EXERCISE —
Locate the string "this" throughout the material and copy every line in which it occurs.

RECORD EXTRACTS —
************
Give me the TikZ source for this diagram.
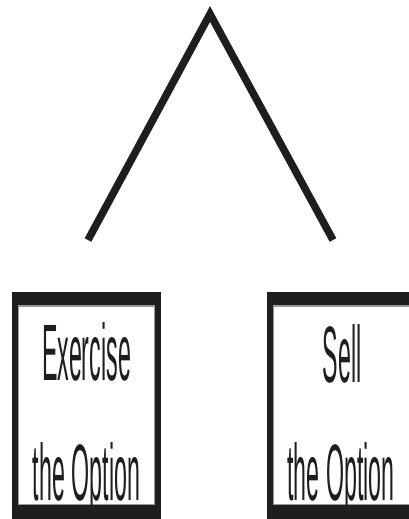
************
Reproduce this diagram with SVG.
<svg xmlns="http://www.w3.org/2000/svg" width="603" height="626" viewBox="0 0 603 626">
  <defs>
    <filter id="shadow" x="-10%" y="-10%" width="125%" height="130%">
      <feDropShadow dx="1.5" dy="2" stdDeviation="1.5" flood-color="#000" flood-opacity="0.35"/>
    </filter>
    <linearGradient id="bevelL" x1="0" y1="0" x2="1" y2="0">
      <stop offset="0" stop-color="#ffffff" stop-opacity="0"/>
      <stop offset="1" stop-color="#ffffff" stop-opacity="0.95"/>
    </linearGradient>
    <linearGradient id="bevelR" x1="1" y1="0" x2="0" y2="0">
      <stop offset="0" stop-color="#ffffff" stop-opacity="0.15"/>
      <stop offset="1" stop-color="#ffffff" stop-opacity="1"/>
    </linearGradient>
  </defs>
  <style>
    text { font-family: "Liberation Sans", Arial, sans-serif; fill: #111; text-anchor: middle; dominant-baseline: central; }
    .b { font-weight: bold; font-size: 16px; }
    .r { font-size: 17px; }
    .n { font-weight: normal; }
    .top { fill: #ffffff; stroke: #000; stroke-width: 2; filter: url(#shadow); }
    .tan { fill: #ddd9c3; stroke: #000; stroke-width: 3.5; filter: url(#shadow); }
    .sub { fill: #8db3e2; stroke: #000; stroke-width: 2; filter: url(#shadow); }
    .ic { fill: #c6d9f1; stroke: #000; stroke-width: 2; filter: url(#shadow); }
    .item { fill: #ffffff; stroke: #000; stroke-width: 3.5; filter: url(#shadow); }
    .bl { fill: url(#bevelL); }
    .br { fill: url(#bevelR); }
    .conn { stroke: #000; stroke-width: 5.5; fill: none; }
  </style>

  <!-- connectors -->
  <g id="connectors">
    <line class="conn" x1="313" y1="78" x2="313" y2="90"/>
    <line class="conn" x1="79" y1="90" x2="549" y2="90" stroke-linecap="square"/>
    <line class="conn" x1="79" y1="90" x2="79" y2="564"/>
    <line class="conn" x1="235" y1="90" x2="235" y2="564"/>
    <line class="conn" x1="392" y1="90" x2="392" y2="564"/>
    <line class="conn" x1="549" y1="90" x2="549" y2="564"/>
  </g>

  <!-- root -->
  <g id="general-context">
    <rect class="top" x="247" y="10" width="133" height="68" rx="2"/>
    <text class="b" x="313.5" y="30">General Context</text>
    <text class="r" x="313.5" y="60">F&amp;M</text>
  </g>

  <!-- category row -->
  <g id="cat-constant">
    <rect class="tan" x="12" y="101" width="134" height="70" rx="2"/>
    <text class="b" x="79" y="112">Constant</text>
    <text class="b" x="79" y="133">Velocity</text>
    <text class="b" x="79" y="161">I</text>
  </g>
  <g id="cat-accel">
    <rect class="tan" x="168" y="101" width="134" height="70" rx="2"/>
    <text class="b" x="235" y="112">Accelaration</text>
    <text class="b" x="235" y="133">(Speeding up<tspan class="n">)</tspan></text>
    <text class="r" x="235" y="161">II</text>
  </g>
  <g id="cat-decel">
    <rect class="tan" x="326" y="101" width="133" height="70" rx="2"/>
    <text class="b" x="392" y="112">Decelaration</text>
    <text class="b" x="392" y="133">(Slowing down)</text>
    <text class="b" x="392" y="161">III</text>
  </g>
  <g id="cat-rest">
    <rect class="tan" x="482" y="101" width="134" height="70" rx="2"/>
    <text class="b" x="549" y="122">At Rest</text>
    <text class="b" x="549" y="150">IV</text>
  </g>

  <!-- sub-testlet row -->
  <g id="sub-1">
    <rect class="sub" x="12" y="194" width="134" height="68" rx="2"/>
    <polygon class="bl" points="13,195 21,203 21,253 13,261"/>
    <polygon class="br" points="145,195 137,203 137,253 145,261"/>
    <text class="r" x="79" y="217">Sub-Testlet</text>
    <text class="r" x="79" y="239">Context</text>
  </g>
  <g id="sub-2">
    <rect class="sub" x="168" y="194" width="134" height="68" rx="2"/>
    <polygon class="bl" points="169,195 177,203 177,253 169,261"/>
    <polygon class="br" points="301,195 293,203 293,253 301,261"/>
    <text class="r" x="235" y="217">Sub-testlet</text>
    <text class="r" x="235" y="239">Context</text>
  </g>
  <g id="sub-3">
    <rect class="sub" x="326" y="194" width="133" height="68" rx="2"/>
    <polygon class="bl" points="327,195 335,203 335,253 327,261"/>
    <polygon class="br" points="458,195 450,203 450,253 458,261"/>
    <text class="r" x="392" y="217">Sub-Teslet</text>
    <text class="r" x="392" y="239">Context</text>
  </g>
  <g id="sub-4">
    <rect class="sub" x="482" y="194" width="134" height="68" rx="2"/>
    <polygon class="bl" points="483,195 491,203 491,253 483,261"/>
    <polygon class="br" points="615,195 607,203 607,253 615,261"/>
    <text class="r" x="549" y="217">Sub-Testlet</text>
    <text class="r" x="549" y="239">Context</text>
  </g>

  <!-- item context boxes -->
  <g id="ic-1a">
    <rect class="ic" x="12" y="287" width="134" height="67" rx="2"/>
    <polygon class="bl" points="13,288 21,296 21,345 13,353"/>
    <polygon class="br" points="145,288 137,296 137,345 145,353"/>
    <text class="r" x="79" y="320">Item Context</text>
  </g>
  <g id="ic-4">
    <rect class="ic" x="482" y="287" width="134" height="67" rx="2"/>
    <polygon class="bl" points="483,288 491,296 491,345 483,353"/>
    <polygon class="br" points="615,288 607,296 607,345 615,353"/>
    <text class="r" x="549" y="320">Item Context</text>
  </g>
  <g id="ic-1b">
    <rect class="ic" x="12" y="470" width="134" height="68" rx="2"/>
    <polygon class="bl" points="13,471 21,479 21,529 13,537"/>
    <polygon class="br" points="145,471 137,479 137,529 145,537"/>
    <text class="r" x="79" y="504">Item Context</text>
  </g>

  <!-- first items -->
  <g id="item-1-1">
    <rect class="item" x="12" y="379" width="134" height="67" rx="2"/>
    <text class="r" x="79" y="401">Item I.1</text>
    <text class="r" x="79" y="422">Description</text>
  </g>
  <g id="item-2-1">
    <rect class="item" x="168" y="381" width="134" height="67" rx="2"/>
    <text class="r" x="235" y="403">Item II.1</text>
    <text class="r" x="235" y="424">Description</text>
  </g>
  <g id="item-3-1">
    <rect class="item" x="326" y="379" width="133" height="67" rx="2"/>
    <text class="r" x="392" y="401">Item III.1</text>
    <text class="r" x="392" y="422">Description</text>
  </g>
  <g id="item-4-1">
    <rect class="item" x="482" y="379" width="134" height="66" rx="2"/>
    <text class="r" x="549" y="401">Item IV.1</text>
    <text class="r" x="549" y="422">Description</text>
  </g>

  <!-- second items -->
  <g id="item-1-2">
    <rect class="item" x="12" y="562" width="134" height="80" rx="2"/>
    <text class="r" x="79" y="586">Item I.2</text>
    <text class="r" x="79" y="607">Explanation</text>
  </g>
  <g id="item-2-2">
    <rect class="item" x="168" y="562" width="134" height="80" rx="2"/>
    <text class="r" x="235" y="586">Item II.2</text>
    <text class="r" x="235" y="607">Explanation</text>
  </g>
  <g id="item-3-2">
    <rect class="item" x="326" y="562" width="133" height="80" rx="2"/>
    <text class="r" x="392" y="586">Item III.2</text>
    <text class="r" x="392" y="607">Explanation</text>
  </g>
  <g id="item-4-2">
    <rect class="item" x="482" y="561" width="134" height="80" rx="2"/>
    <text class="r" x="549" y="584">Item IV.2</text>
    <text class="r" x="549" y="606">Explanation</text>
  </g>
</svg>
************
THE REPLY —
Give me the TikZ source for this diagram.
Reproduce this diagram with SVG.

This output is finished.